Leander Paes has his future sorted after retirement. The 46-year-old Indian tennis star will put efforts towards nurturing and bringing up the next generation of tennis players once he walks away from the game at the end of this year.

Paes, who is playing his last ATP World Tour event in India – the Maharashtra Open – says he is already in the process of unearthing future Indian tennis stars and once he’s retired, he could to go all in towards his goal.

“One of the principle aims for me (post retirement) is to make the next generation of tennis players from India. I’m in the process of figuring out a committed corporate sponsor with long-term vision to help me build a singles Grand Slam winner from India,” Paes told Times of India in an interview.

“Not to just nurture champions. Everyone is trying to build Sachin, Leander or the next Roger Federer or Tiger Woods. I think (we have) to use sports as a vehicle to make an intellectual race that we Indians are, into an athletic race too.”

Paes weighed in on the top three of international tennis – Roger Federer, Novak Djokovic and Rafael Nadal, and in his opinion, considers the 20-time Grand Slam winner Federer, the greatest of all time although believes his record will be broken by his greatest rival – Nadal.

“To me, Federer is the greatest player of all time. Rod Laver has won the full Grand Slam as an amateur and as a pro, but to me Roger with what he has done in his career is phenomenal on every surface. But I feel Nadal is going to overtake Federer’s tally of 20 Slam wins,” Paes said.

“I think as far as style goes, if you are a traditionalist, Roger wins hands down. If you are a bull-fighting rugged street fighter, Rafa Nadal wins hands down. But if you are an intellectual, who likes mathematics and balance, perfection maybe, Djokovic is better.”

Remembering the time he beat the Swiss tennis star early into his career, Paes recalled a particular backhand from Federer which he, to date, can’t forget.

“I beat him at the Indian Wells qualifying in 2000. Federer was an upcoming player then. He rifled a backhand against me with straight arm, straight up the line that went like a laser beam. My god, I had never seen anyone do that.

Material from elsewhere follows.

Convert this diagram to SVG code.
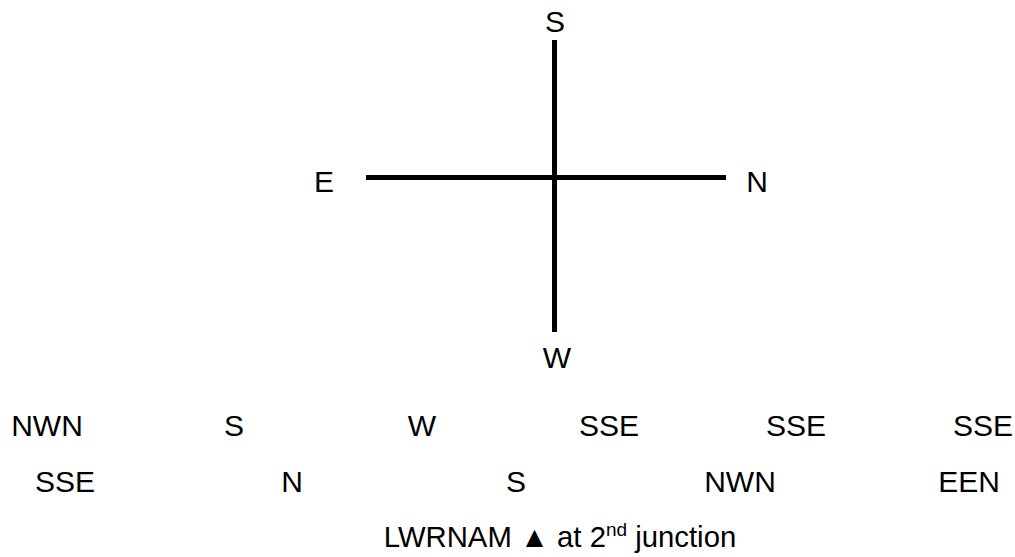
<svg xmlns="http://www.w3.org/2000/svg" width="1015" height="557" viewBox="0 0 1015 557">
<style>
text{font-family:"Liberation Sans",Arial,sans-serif;font-size:30px;fill:#000;text-anchor:middle}
.road{stroke:#000;stroke-width:5;fill:none}
</style>
<rect width="1015" height="557" fill="#fff"/>
<g id="connectors">
<line class="road" x1="554.5" y1="40" x2="554.5" y2="332"/>
<line class="road" x1="366" y1="177.5" x2="726" y2="177.5"/>
</g>
<g id="label-top"><text x="555" y="32">S</text></g>
<g id="label-left"><text x="324" y="192">E</text></g>
<g id="label-right"><text x="757" y="192">N</text></g>
<g id="label-bottom"><text x="557" y="368">W</text></g>
<g id="row1">
<text x="47" y="436">NWN</text>
<text x="234" y="436">S</text>
<text x="422" y="436">W</text>
<text x="609" y="436">SSE</text>
<text x="796" y="436">SSE</text>
<text x="983" y="436">SSE</text>
</g>
<g id="row2">
<text x="65" y="492">SSE</text>
<text x="292" y="492">N</text>
<text x="516" y="492">S</text>
<text x="740" y="492">NWN</text>
<text x="969" y="492">EEN</text>
</g>
<g id="caption">
<text x="560" y="547" style="font-size:29.3px">LWRNAM ▲ at 2<tspan dy="-11" font-size="19">nd</tspan><tspan dy="11"> junction</tspan></text>
</g>
</svg>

Not even Andre Agassi.”

During his three-decade long career, Paes has won eight doubles and ten mixed doubles Grand Slam titles, but for him, no title comes close to representing India at the Olympics. Paes competed in consecutive Olympics from 1992 to 2016, making him the first Indian and only tennis player to compete at seven Olympic Games.

“The greatest joy for any athlete is to play for your people. In my case, it’s ‘Tiranga’ (Tricolour),” he said. “The epitome of an athlete’s career could be representing your country in the Olympics. The motivation came from ironing my mum’s No. 5 jersey when she played for India (basketball)… when I ironed my dad’s No. 10 jersey when he played for India (hockey, Munich 1972 bronze). Every Sunday morning, I used to polish my dad’s medal.”